§ Directions: Each line from the start of the data below through the one containing "0.303, 0.3025, 0.302];" must be reproduced exactly.

§ Given data:
[start]

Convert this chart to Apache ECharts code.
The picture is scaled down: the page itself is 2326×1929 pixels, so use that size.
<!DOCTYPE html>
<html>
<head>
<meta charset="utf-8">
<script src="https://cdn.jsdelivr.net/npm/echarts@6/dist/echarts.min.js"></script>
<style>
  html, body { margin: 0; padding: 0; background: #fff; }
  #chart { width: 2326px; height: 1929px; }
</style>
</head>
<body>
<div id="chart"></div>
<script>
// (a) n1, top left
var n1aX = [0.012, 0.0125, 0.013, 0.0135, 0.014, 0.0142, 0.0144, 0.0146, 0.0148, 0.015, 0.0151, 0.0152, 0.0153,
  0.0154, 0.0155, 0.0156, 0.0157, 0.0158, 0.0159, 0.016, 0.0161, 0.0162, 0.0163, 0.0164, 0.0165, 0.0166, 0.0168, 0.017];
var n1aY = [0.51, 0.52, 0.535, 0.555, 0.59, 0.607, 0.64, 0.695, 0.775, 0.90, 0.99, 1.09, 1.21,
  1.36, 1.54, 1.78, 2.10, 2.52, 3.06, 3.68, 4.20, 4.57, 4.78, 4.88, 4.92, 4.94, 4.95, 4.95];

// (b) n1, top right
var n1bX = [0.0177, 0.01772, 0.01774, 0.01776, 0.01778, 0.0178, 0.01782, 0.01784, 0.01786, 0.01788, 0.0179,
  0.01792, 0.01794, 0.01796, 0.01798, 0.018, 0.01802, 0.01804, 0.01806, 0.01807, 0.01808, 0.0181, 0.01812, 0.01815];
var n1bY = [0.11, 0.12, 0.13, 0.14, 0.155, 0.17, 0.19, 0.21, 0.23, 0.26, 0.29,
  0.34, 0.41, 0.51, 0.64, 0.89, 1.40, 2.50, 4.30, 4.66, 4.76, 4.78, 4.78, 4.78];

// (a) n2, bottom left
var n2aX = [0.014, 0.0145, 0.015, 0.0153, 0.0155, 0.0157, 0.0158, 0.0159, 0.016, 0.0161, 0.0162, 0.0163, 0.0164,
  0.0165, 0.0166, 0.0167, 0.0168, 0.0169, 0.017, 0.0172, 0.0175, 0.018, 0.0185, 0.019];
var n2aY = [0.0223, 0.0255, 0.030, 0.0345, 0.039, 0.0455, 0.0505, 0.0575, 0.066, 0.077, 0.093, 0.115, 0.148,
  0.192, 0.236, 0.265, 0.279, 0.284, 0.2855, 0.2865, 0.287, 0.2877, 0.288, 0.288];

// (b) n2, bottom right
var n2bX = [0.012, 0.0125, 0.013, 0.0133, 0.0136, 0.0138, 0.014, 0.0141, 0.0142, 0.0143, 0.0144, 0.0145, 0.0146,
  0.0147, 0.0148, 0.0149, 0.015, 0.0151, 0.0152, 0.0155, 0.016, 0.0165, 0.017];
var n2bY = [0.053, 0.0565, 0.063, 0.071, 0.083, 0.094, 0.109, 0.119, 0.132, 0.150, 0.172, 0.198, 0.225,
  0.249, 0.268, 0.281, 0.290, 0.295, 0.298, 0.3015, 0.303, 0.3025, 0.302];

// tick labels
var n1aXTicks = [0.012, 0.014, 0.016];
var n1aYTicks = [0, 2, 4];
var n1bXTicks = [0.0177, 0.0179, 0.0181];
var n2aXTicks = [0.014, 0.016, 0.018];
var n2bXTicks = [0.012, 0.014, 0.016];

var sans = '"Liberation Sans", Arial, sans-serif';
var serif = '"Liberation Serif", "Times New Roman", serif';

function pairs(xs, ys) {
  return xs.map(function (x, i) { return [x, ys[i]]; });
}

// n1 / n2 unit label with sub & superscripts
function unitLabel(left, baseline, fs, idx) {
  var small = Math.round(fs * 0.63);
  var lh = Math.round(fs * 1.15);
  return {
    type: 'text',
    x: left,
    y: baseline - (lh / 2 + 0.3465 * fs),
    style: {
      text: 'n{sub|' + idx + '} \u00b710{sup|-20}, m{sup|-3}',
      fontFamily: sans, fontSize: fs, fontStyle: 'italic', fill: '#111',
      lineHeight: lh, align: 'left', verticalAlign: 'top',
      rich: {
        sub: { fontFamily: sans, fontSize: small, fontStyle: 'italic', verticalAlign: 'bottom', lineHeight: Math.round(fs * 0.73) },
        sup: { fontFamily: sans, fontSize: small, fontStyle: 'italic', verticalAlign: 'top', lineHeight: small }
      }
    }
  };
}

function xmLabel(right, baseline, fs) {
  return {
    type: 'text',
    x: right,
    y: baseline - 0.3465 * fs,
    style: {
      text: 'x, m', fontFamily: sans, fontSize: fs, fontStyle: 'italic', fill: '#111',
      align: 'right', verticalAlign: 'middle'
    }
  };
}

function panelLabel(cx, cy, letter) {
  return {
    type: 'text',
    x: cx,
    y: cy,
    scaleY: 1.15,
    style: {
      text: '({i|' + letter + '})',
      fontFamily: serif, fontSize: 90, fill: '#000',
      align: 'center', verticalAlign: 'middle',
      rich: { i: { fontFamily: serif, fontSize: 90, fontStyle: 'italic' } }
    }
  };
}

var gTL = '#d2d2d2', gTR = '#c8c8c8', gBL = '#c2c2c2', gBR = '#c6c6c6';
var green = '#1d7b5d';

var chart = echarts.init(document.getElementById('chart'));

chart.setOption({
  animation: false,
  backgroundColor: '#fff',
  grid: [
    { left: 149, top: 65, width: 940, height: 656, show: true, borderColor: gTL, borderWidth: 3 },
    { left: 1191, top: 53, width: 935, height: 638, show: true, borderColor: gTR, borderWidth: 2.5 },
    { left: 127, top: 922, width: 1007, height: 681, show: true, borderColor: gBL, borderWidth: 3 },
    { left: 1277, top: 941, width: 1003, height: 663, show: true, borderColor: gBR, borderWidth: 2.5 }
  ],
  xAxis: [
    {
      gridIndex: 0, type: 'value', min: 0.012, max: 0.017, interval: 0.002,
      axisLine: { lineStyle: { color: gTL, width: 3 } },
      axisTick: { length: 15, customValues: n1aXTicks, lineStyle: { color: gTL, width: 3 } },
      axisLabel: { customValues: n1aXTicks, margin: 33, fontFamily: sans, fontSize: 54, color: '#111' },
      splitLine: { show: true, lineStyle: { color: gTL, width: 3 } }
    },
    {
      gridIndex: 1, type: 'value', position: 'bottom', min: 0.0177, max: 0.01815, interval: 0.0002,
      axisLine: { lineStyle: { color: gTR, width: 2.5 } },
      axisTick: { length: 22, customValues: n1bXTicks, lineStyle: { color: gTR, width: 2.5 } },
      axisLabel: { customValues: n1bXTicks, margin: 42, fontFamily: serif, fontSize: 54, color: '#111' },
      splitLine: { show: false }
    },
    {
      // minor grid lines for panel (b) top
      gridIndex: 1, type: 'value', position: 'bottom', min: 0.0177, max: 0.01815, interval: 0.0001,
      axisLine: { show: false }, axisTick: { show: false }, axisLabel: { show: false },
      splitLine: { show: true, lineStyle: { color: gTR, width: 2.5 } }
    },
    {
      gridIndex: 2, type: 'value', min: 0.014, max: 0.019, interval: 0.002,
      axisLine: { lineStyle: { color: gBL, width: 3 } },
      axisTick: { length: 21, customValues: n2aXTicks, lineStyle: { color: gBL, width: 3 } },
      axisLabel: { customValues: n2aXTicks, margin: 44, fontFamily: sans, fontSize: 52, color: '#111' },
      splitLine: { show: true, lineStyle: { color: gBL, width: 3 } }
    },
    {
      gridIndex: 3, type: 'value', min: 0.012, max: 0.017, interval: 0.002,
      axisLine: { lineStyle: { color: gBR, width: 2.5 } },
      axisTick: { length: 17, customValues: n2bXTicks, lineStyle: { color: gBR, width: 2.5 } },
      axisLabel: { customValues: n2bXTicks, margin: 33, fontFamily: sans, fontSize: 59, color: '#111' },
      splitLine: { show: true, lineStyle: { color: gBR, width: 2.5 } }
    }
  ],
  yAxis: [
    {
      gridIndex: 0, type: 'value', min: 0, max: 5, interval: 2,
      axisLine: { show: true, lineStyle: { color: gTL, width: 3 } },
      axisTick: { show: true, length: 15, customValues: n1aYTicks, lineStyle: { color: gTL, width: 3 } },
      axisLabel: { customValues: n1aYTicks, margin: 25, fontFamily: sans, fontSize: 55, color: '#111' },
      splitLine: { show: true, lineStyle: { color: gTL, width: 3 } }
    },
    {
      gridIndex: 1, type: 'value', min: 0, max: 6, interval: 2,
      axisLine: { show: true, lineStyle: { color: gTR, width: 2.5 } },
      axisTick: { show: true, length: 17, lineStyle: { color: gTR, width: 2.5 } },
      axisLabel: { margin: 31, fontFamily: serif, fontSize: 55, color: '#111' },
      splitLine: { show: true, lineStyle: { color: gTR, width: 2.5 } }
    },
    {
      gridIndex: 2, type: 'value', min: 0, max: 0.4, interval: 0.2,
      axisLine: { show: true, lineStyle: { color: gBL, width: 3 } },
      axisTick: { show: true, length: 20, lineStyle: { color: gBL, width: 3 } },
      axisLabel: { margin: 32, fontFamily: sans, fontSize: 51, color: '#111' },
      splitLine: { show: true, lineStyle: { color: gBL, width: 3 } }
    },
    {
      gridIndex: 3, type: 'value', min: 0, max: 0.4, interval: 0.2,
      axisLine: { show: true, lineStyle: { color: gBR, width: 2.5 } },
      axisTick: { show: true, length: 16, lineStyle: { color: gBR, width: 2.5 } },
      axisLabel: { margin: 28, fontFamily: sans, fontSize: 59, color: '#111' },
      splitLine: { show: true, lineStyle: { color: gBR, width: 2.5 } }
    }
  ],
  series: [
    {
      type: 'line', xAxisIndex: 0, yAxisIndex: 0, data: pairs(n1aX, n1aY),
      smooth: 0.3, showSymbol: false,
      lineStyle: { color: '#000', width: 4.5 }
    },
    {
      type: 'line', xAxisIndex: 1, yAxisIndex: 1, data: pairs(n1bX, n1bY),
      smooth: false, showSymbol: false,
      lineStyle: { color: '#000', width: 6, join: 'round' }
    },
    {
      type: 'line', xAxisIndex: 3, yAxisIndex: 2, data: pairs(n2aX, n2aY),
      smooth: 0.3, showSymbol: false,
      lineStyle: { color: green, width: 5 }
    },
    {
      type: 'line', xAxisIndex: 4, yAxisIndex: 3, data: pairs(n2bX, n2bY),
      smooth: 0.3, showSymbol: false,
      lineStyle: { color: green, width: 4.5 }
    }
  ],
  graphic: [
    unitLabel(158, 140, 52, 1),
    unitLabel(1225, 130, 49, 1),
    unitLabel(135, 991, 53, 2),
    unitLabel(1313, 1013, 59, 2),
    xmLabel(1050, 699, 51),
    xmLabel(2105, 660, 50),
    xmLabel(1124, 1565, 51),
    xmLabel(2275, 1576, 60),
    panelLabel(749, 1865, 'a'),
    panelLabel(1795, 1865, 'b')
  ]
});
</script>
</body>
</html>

[end]

§ Written answer:
Convert this chart to Apache ECharts code.
The picture is scaled down: the page itself is 2326×1929 pixels, so use that size.
<!DOCTYPE html>
<html>
<head>
<meta charset="utf-8">
<script src="https://cdn.jsdelivr.net/npm/echarts@6/dist/echarts.min.js"></script>
<style>
  html, body { margin: 0; padding: 0; background: #fff; }
  #chart { width: 2326px; height: 1929px; }
</style>
</head>
<body>
<div id="chart"></div>
<script>
// (a) n1, top left
var n1aX = [0.012, 0.0125, 0.013, 0.0135, 0.014, 0.0142, 0.0144, 0.0146, 0.0148, 0.015, 0.0151, 0.0152, 0.0153,
  0.0154, 0.0155, 0.0156, 0.0157, 0.0158, 0.0159, 0.016, 0.0161, 0.0162, 0.0163, 0.0164, 0.0165, 0.0166, 0.0168, 0.017];
var n1aY = [0.51, 0.52, 0.535, 0.555, 0.59, 0.607, 0.64, 0.695, 0.775, 0.90, 0.99, 1.09, 1.21,
  1.36, 1.54, 1.78, 2.10, 2.52, 3.06, 3.68, 4.20, 4.57, 4.78, 4.88, 4.92, 4.94, 4.95, 4.95];

// (b) n1, top right
var n1bX = [0.0177, 0.01772, 0.01774, 0.01776, 0.01778, 0.0178, 0.01782, 0.01784, 0.01786, 0.01788, 0.0179,
  0.01792, 0.01794, 0.01796, 0.01798, 0.018, 0.01802, 0.01804, 0.01806, 0.01807, 0.01808, 0.0181, 0.01812, 0.01815];
var n1bY = [0.11, 0.12, 0.13, 0.14, 0.155, 0.17, 0.19, 0.21, 0.23, 0.26, 0.29,
  0.34, 0.41, 0.51, 0.64, 0.89, 1.40, 2.50, 4.30, 4.66, 4.76, 4.78, 4.78, 4.78];

// (a) n2, bottom left
var n2aX = [0.014, 0.0145, 0.015, 0.0153, 0.0155, 0.0157, 0.0158, 0.0159, 0.016, 0.0161, 0.0162, 0.0163, 0.0164,
  0.0165, 0.0166, 0.0167, 0.0168, 0.0169, 0.017, 0.0172, 0.0175, 0.018, 0.0185, 0.019];
var n2aY = [0.0223, 0.0255, 0.030, 0.0345, 0.039, 0.0455, 0.0505, 0.0575, 0.066, 0.077, 0.093, 0.115, 0.148,
  0.192, 0.236, 0.265, 0.279, 0.284, 0.2855, 0.2865, 0.287, 0.2877, 0.288, 0.288];

// (b) n2, bottom right
var n2bX = [0.012, 0.0125, 0.013, 0.0133, 0.0136, 0.0138, 0.014, 0.0141, 0.0142, 0.0143, 0.0144, 0.0145, 0.0146,
  0.0147, 0.0148, 0.0149, 0.015, 0.0151, 0.0152, 0.0155, 0.016, 0.0165, 0.017];
var n2bY = [0.053, 0.0565, 0.063, 0.071, 0.083, 0.094, 0.109, 0.119, 0.132, 0.150, 0.172, 0.198, 0.225,
  0.249, 0.268, 0.281, 0.290, 0.295, 0.298, 0.3015, 0.303, 0.3025, 0.302];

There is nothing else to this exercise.